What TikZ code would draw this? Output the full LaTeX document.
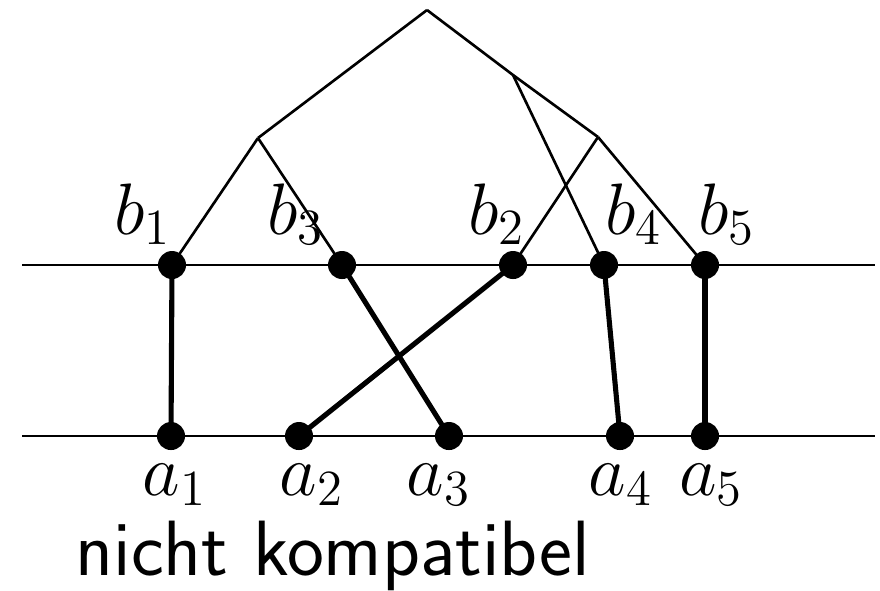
---
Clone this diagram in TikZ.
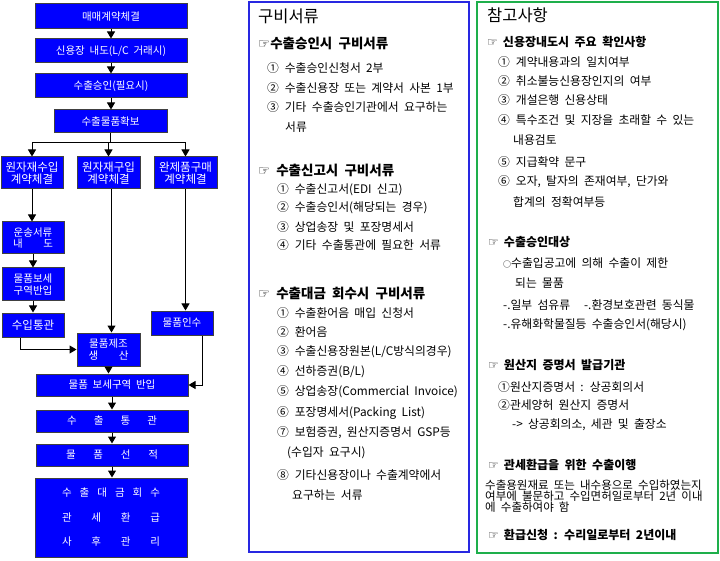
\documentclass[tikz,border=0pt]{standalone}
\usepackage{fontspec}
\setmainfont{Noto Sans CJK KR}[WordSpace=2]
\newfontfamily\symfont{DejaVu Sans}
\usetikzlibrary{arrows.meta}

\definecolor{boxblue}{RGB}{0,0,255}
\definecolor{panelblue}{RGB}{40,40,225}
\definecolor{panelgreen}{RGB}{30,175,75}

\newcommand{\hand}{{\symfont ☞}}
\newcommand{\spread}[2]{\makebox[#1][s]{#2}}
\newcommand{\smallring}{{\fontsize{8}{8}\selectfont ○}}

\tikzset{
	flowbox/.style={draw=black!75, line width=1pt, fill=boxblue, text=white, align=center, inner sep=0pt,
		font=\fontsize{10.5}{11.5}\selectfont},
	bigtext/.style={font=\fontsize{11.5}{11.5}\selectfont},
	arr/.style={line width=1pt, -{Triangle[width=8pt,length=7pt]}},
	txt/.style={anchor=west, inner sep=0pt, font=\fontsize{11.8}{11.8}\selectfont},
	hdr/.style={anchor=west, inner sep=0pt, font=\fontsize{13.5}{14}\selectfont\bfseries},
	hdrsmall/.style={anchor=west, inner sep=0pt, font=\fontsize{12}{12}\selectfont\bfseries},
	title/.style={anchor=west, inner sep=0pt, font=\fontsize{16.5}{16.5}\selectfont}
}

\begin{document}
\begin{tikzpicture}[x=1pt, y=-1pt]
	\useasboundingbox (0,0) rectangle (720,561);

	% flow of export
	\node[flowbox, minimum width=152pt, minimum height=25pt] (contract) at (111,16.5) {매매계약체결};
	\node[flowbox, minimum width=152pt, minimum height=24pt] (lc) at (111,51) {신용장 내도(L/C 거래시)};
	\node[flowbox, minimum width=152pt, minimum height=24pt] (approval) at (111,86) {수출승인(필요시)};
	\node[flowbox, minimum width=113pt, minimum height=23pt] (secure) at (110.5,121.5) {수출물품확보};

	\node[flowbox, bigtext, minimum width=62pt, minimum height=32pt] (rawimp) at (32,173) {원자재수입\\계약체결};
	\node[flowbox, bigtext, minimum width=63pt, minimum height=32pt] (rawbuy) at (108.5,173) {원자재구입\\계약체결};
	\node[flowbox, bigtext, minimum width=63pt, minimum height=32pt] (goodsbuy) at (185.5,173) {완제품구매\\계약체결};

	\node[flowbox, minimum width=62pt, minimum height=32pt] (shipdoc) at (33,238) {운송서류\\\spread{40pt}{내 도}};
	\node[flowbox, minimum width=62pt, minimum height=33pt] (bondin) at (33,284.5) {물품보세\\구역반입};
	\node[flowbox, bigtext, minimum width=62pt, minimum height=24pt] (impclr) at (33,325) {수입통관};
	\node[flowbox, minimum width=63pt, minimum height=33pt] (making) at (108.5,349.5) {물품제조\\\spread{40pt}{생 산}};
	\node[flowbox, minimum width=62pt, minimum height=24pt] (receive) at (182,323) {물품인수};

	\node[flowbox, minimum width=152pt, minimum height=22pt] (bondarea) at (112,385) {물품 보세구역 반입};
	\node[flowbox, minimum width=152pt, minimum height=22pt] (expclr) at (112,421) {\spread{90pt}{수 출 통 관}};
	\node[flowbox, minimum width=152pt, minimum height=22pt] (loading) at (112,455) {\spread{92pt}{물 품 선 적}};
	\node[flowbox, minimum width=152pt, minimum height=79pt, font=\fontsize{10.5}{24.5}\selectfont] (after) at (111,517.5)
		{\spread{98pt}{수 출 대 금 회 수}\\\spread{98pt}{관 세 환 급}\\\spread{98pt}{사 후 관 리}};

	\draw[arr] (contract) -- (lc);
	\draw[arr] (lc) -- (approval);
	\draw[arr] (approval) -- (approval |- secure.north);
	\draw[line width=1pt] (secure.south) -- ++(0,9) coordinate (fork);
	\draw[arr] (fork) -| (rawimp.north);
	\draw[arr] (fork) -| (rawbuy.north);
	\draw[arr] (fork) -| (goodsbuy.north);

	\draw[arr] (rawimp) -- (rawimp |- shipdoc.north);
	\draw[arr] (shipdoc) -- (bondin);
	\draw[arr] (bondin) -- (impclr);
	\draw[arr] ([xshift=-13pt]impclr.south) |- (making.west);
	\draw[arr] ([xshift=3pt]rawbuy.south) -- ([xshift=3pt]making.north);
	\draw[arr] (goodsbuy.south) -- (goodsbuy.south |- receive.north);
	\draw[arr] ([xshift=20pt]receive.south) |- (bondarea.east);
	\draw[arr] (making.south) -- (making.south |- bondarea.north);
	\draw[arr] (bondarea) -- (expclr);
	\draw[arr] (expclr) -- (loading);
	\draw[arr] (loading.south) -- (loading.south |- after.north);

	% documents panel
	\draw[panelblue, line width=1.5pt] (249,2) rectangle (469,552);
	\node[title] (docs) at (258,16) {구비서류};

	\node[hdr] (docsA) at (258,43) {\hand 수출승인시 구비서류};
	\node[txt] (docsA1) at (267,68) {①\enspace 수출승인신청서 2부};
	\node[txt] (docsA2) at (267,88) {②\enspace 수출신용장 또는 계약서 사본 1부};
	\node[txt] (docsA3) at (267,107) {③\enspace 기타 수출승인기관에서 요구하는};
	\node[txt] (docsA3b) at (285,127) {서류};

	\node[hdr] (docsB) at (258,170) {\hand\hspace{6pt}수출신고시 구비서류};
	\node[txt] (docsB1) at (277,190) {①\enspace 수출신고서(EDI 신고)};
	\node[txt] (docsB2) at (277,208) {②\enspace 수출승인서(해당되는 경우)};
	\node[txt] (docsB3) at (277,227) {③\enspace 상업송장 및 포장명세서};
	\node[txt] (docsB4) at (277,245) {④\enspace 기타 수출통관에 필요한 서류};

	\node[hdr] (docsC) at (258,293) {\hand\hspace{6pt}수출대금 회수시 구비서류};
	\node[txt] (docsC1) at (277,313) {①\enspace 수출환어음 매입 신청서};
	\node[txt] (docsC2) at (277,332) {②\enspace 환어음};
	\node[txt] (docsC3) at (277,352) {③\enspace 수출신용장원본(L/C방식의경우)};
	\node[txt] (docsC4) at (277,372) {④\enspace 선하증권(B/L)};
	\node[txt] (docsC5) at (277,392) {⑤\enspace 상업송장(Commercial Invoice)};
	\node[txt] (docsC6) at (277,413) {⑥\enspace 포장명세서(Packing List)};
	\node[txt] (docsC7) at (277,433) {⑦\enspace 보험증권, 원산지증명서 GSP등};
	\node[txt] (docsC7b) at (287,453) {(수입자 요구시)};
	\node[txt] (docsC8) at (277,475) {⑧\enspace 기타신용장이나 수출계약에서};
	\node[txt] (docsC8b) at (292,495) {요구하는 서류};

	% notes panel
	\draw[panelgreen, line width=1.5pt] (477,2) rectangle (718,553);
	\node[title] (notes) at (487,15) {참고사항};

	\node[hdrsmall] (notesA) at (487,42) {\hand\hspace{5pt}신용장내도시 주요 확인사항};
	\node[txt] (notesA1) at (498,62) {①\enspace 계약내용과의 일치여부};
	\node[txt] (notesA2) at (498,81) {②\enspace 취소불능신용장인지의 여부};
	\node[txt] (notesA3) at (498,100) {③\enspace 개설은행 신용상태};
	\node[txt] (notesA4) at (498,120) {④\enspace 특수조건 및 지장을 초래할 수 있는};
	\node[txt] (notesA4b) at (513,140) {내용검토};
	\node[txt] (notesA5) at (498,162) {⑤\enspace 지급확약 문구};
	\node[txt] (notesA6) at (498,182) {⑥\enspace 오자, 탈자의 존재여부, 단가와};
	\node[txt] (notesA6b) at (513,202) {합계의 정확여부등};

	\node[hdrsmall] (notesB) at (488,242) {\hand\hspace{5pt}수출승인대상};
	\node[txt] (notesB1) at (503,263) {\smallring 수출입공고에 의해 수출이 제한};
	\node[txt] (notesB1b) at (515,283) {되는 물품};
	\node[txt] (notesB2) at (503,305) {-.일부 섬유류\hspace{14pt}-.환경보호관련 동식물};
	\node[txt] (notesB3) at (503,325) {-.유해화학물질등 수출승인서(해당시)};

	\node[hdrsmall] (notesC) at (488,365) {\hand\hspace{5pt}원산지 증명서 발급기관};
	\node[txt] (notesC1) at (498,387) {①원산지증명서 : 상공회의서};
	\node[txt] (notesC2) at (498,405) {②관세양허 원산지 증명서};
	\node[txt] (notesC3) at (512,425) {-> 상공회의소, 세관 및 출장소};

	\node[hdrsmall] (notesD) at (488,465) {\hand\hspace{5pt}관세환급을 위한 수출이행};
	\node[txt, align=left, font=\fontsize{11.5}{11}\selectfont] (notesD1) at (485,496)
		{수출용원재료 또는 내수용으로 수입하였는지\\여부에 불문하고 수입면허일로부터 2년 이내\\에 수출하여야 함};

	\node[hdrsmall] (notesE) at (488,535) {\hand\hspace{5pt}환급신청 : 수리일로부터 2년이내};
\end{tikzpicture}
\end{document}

=== Given request ===
Copy only the lines above from the one containing "Clone this diagram in TikZ." through the one containing "minimum height=32pt] (goodsbuy)", both included. Leave out the pictures.

=== Output of the task ===
Clone this diagram in TikZ.
\documentclass[tikz,border=0pt]{standalone}
\usepackage{fontspec}
\setmainfont{Noto Sans CJK KR}[WordSpace=2]
\newfontfamily\symfont{DejaVu Sans}
\usetikzlibrary{arrows.meta}

\definecolor{boxblue}{RGB}{0,0,255}
\definecolor{panelblue}{RGB}{40,40,225}
\definecolor{panelgreen}{RGB}{30,175,75}

\newcommand{\hand}{{\symfont ☞}}
\newcommand{\spread}[2]{\makebox[#1][s]{#2}}
\newcommand{\smallring}{{\fontsize{8}{8}\selectfont ○}}

\tikzset{
	flowbox/.style={draw=black!75, line width=1pt, fill=boxblue, text=white, align=center, inner sep=0pt,
		font=\fontsize{10.5}{11.5}\selectfont},
	bigtext/.style={font=\fontsize{11.5}{11.5}\selectfont},
	arr/.style={line width=1pt, -{Triangle[width=8pt,length=7pt]}},
	txt/.style={anchor=west, inner sep=0pt, font=\fontsize{11.8}{11.8}\selectfont},
	hdr/.style={anchor=west, inner sep=0pt, font=\fontsize{13.5}{14}\selectfont\bfseries},
	hdrsmall/.style={anchor=west, inner sep=0pt, font=\fontsize{12}{12}\selectfont\bfseries},
	title/.style={anchor=west, inner sep=0pt, font=\fontsize{16.5}{16.5}\selectfont}
}

\begin{document}
\begin{tikzpicture}[x=1pt, y=-1pt]
	\useasboundingbox (0,0) rectangle (720,561);

	% flow of export
	\node[flowbox, minimum width=152pt, minimum height=25pt] (contract) at (111,16.5) {매매계약체결};
	\node[flowbox, minimum width=152pt, minimum height=24pt] (lc) at (111,51) {신용장 내도(L/C 거래시)};
	\node[flowbox, minimum width=152pt, minimum height=24pt] (approval) at (111,86) {수출승인(필요시)};
	\node[flowbox, minimum width=113pt, minimum height=23pt] (secure) at (110.5,121.5) {수출물품확보};

	\node[flowbox, bigtext, minimum width=62pt, minimum height=32pt] (rawimp) at (32,173) {원자재수입\\계약체결};
	\node[flowbox, bigtext, minimum width=63pt, minimum height=32pt] (rawbuy) at (108.5,173) {원자재구입\\계약체결};
	\node[flowbox, bigtext, minimum width=63pt, minimum height=32pt] (goodsbuy) at (185.5,173) {완제품구매\\계약체결};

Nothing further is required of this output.